The North Vietnamese army’s Tet Offensive at the end of January 1968 stalled out as a military action but turned into a psychological coup, convincing millions of Americans that the Vietnam War was intractable
. As the American presidential primaries started up, antiwar demonstrators hoped to exploit these contradictions. Students began to see American university campuses as potent symbols of the military-industrial complex. Most major universities, they argued, depended on Pentagon spending to keep scientific research afloat, so these connections had direct relevance to the war. To the antiwar activists, tuition stoked the war machine. This all made perfect sense to students, and many of their professors, who had held teach-ins on Vietnam as early as 1965. Leftist professors found themselves pitted against their own administrators.

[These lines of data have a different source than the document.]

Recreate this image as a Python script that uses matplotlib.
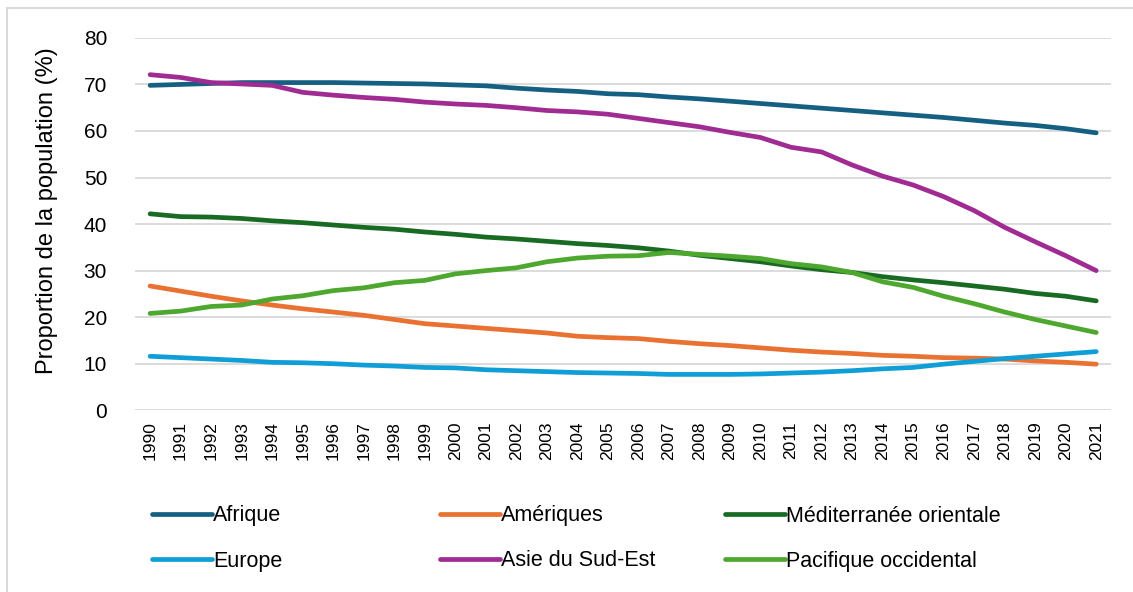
import matplotlib
matplotlib.use("Agg")
import matplotlib.pyplot as plt
from matplotlib import font_manager
from matplotlib.patches import Rectangle

years = list(range(1990, 2022))
afrique = [69.8, 70.0, 70.2, 70.4, 70.4, 70.4, 70.4, 70.3, 70.2, 70.1, 69.9, 69.7, 69.2, 68.8, 68.5, 68.0,
           67.8, 67.3, 66.9, 66.4, 65.9, 65.4, 64.9, 64.4, 63.9, 63.4, 62.9, 62.3, 61.7, 61.2, 60.5, 59.6]
ameriques = [26.7, 25.6, 24.5, 23.5, 22.6, 21.8, 21.1, 20.4, 19.5, 18.6, 18.1, 17.6, 17.1, 16.6, 15.9, 15.6,
             15.4, 14.8, 14.3, 13.9, 13.4, 12.9, 12.5, 12.2, 11.8, 11.6, 11.3, 11.2, 11.0, 10.6, 10.3, 9.9]
mediterranee = [42.2, 41.6, 41.5, 41.2, 40.7, 40.3, 39.8, 39.3, 38.9, 38.3, 37.8, 37.2, 36.8, 36.3, 35.8, 35.4,
                34.9, 34.2, 33.3, 32.6, 31.9, 31.0, 30.2, 29.6, 28.7, 28.0, 27.4, 26.7, 26.0, 25.1, 24.5, 23.5]
europe = [11.6, 11.3, 11.0, 10.7, 10.3, 10.2, 10.0, 9.7, 9.5, 9.2, 9.1, 8.7, 8.5, 8.3, 8.1, 8.0,
          7.9, 7.7, 7.7, 7.7, 7.8, 8.0, 8.2, 8.5, 8.9, 9.2, 9.9, 10.5, 11.1, 11.6, 12.1, 12.6]
asie = [72.1, 71.5, 70.4, 70.1, 69.8, 68.3, 67.7, 67.2, 66.8, 66.2, 65.8, 65.5, 65.0, 64.4, 64.1, 63.6,
        62.7, 61.8, 60.9, 59.7, 58.6, 56.5, 55.5, 52.7, 50.3, 48.4, 45.9, 42.9, 39.3, 36.2, 33.2, 30.0]
pacifique = [20.8, 21.3, 22.3, 22.6, 23.9, 24.6, 25.7, 26.3, 27.4, 27.9, 29.3, 30.0, 30.6, 31.9, 32.7, 33.1,
             33.2, 33.9, 33.5, 33.1, 32.6, 31.5, 30.8, 29.6, 27.6, 26.4, 24.5, 22.9, 21.1, 19.5, 18.1, 16.7]

series = [
    ("Afrique", afrique, "#156082"),
    ("Amériques", ameriques, "#E97132"),
    ("Méditerranée orientale", mediterranee, "#196B24"),
    ("Europe", europe, "#0F9ED5"),
    ("Asie du Sud-Est", asie, "#A02B93"),
    ("Pacifique occidental", pacifique, "#4EA72E"),
]
y_label = "Proportion de la population (%)"

names = {f.name for f in font_manager.fontManager.ttflist}
main_font = "Liberation Sans" if "Liberation Sans" in names else "DejaVu Sans"
plt.rcParams["font.family"] = [main_font, "DejaVu Sans"]

W, H = 1133, 592
fig = plt.figure(figsize=(W / 100, H / 100), dpi=100)
fig.patches.append(Rectangle((7 / W, -0.05), 1.1, 1 - 8 / H + 0.05, transform=fig.transFigure,
                             fill=False, edgecolor="#d9d9d9", lw=1.5, zorder=0))
ax_l, ax_b, ax_w, ax_h = 0.119, 0.307, 0.862, 0.629
ax = fig.add_axes([ax_l, ax_b, ax_w, ax_h])

handles = {}
for name, vals, col in series:
    ln, = ax.plot(years, vals, color=col, lw=3.4, solid_capstyle="round", solid_joinstyle="round", label=name)
    handles[name] = ln

ax.set_xlim(1989.5, 2021.5)
ax.set_ylim(0, 80)
ax.set_yticks(range(0, 81, 10))
ax.set_xticks(years)
ax.set_xticklabels([str(y) for y in years], rotation=90, fontsize=12.5)
ax.tick_params(axis="y", labelsize=15, length=0, pad=20)
ax.tick_params(axis="x", length=0, pad=8)
ax.grid(axis="y", color="#d9d9d9", lw=1.3)
ax.set_axisbelow(True)
for s in ax.spines.values():
    s.set_visible(False)
ax.set_ylabel(y_label, fontsize=17)
# label centre at pixel x=47, y=211 (from top)
ax.yaxis.set_label_coords((47 - ax_l * W) / (ax_w * W), ((H - 211) - ax_b * H) / (ax_h * H))
ax.yaxis.label.set_verticalalignment("center")

legend_pos = {
    "Afrique": (152, 516), "Amériques": (440, 516), "Méditerranée orientale": (725, 516),
    "Europe": (152, 561), "Asie du Sud-Est": (440, 561), "Pacifique occidental": (725, 561),
}
for name, (px, py) in legend_pos.items():
    fig.legend([handles[name]], [name], loc="center left",
               bbox_to_anchor=(px / W, 1 - py / H), frameon=False,
               handlelength=2.8, handletextpad=0.05,
               prop={"size": 15.5}, borderaxespad=0, borderpad=0)

fig.savefig("out.png", dpi=100)
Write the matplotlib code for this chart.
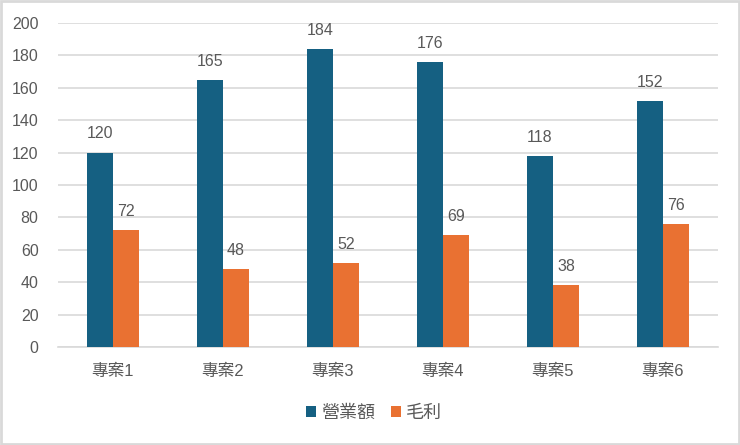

Campus marches, sit-ins, and rallies became symbolic of this larger confrontation.
As Democrats tussled over war policy, and the Beatles’ new single “Lady Madonna” ascended the charts, the presidential race suddenly caved. Minnesota senator Eugene McCarthy, the antiwar candidate, stunned political circles on March 12 by losing the New Hampshire primary by a mere 7 points behind President Johnson. This primary reshuffled the deck: Senator Robert F. Kennedy officially entered the race, and Johnson morphed from presumptive incumbent into lame duck. At the end of the month, Lyndon Johnson announced to a stunned nation that he would not seek reelection ( just as the “Lady Madonna” refrain, “See how they run . . . ,” taunted him from the top forty). In At Canaan’s Edge, the third volume of his monumental history of the “King Years,” Taylor Branch defines Johnson’s motives as noble, even patriotic: all his high-flown strategies had failed, and now even his most trusted advisors were telling him that defeat in Vietnam seemed likely no matter how much armor and human life he committed to the cause. Admitting failure and stepping down became the most honorable move left to him. The war’s frustrations, and the surging antiwar movement, had shamed Johnson from office; the man who had won more votes than any candidate in American history in 1964 could no longer defend his own foreign policy.